One afternoon in April, Brad Day and Holly Kulak were sitting in their backyard in Sonoma when they noticed a drone buzzing above the eight-house dead-end street they live on.

“It was clearly getting pictures of our cul-de-sac,” Kulak said. “We were like, ‘What is going on?’ We had no clue what was happening.”

What they would soon learn was that the drone was being piloted by a photographer for Pacaso, a San Francisco startup with a billion-dollar valuation and a mission of disrupting the vacation home industry in the way Airbnb challenged the hotel industry or Uber upended taxis.

Pacaso is in the business of buying expensive houses in California vacation destinations like Tahoe, Napa, Sonoma and Palm Springs, as well as sun-drenched resort towns in Florida or ski retreats in the mountains of Colorado or Montana. The homes are then split into eight fractional ownership shares and sold to second-home buyers who might not be able to afford a $4 million home in Wine Country but can afford one-eighth of a $4 million home in Wine Country. With one share, a Pacaso owner gets 44 days a year in their vacation home.

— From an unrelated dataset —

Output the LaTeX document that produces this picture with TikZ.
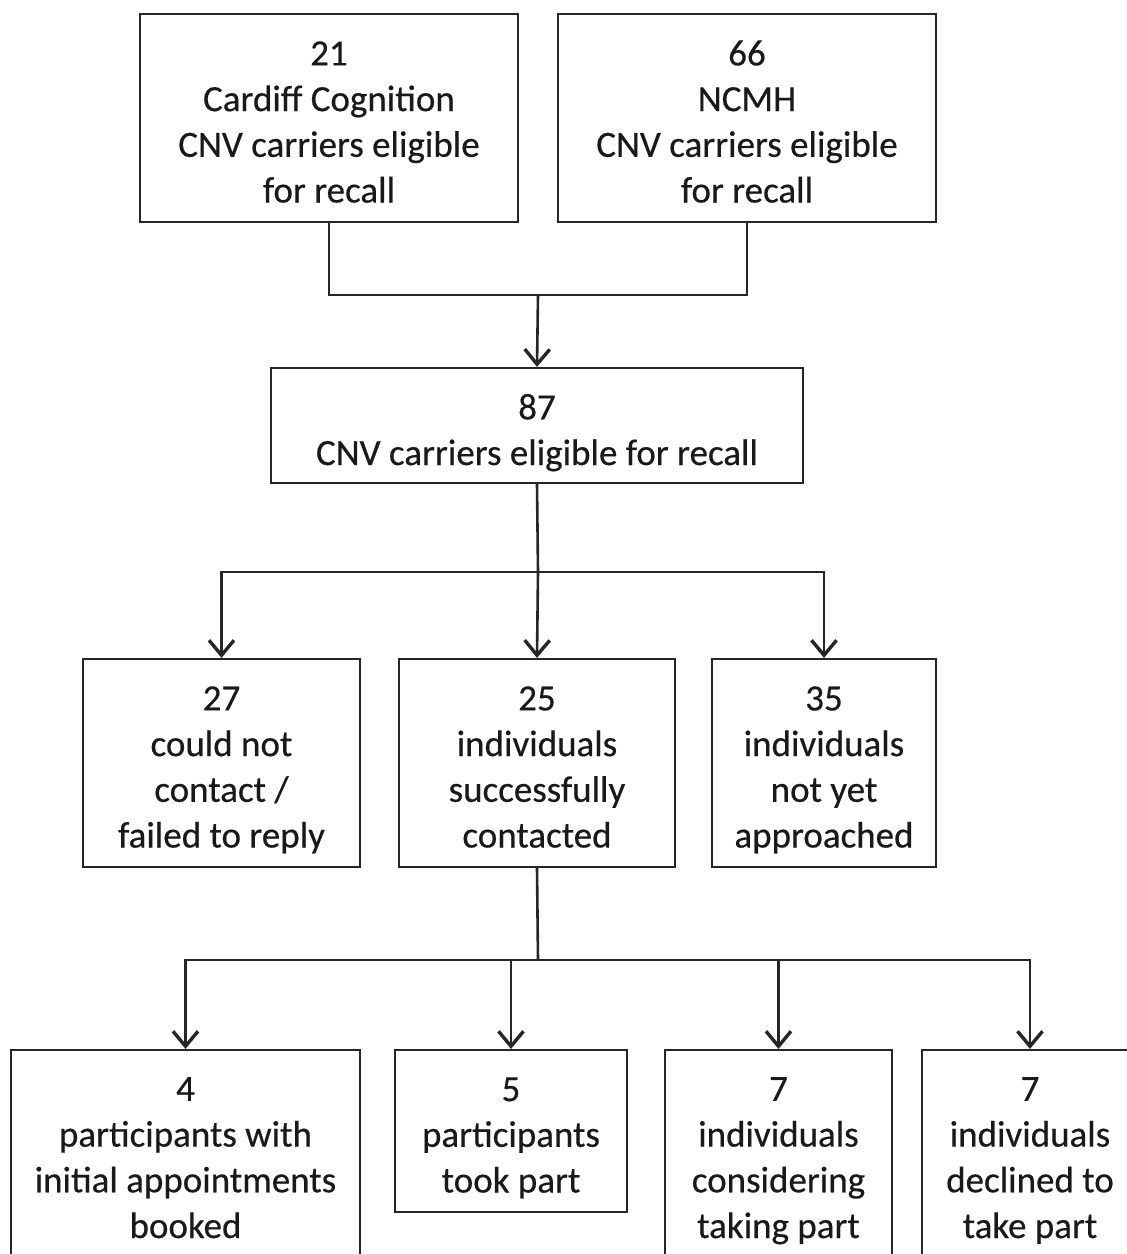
\documentclass[tikz,border=0pt]{standalone}
\usepackage{fontspec}
\setmainfont{Carlito}
\newfontfamily\boxfont{Carlito}[FakeBold=0.4]
\usetikzlibrary{arrows.meta}
\begin{document}
\begin{tikzpicture}[x=1pt,y=-1pt,
  box/.style={draw=black!85, line width=2.2pt, rectangle, align=center, inner sep=0pt,
    text depth=0pt, font=\boxfont\fontsize{37}{45.7}\selectfont, text=black!90},
  link/.style={draw=black!85, line width=2.6pt},
  flow/.style={link, -{Straight Barb[length=15pt,width=25pt,line width=3.4pt]}}]
\useasboundingbox (0,0) rectangle (1127,1254);
\fill[white] (0,0) rectangle (1127,1254);
% sources
\node[box, minimum width=378pt, minimum height=208pt, text height=169pt] (cc) at (329,118)
  {21\\Cardiff Cognition\\CNV carriers eligible\\for recall};
\node[box, minimum width=378pt, minimum height=208pt, text height=169pt] (nc) at (747,118)
  {66\\NCMH\\CNV carriers eligible\\for recall};
% pooled
\node[box, minimum width=532pt, minimum height=115pt, text height=79pt] (all) at (537,425.5)
  {87\\CNV carriers eligible for recall};
% contact outcome
\node[box, minimum width=277pt, minimum height=208pt, text height=169pt] (nocon) at (221.5,763)
  {27\\could not\\contact /\\failed to reply};
\node[box, minimum width=276pt, minimum height=208pt, text height=169pt] (con) at (537,763)
  {25\\individuals\\successfully\\contacted};
\node[box, minimum width=224pt, minimum height=208pt, text height=169pt] (notyet) at (824,763)
  {35\\individuals\\not yet\\approached};
% follow-up
\node[box, minimum width=349pt, minimum height=226pt, text height=150pt] (booked) at (185.5,1163)
  {4\\participants with\\initial appointments\\booked};
\node[box, minimum width=232pt, minimum height=162pt, text height=123pt] (took) at (511,1131)
  {5\\participants\\took part};
\node[box, minimum width=227pt, minimum height=226pt, text height=150pt] (cons) at (778.5,1163)
  {7\\individuals\\considering\\taking part};
\node[box, minimum width=216pt, minimum height=226pt, text height=150pt] (decl) at (1030,1163)
  {7\\individuals\\declined to\\take part};
% junctions
\coordinate (j1) at (538,295);
\coordinate (j2) at (538,572);
\coordinate (j3) at (538,960);
% connectors
\draw[link] (cc.south) |- (j1) -| (nc.south);
\draw[flow] (j1) -- (all.north);
\draw[link] (all.south) -- (j2);
\draw[flow] (j2) -| (nocon.north);
\draw[flow] (j2) -- (con.north);
\draw[flow] (j2) -| (notyet.north);
\draw[link] (con.south) -- (j3);
\draw[flow] (j3) -| (booked.north);
\draw[flow] (j3) -| (took.north);
\draw[flow] (j3) -| (cons.north);
\draw[flow] (j3) -| (decl.north);
\end{tikzpicture}
\end{document}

In Sonoma, the drone in question was capturing footage of 1405 Old Winery Court, which Pacaso purchased for $4.05 million and is now selling in one-eighth fractions for $606,000 each. The cost of one share in the home, branded as “Chardonnay,” includes about $35,000 for design upgrades and $65,000 in fees and closing costs. “The low-slung exterior of this newly renovated, single-story home belies what’s inside: a bright great room with soaring ceilings, a fireplace wall and access to a stunning backyard,” the marketing statements says.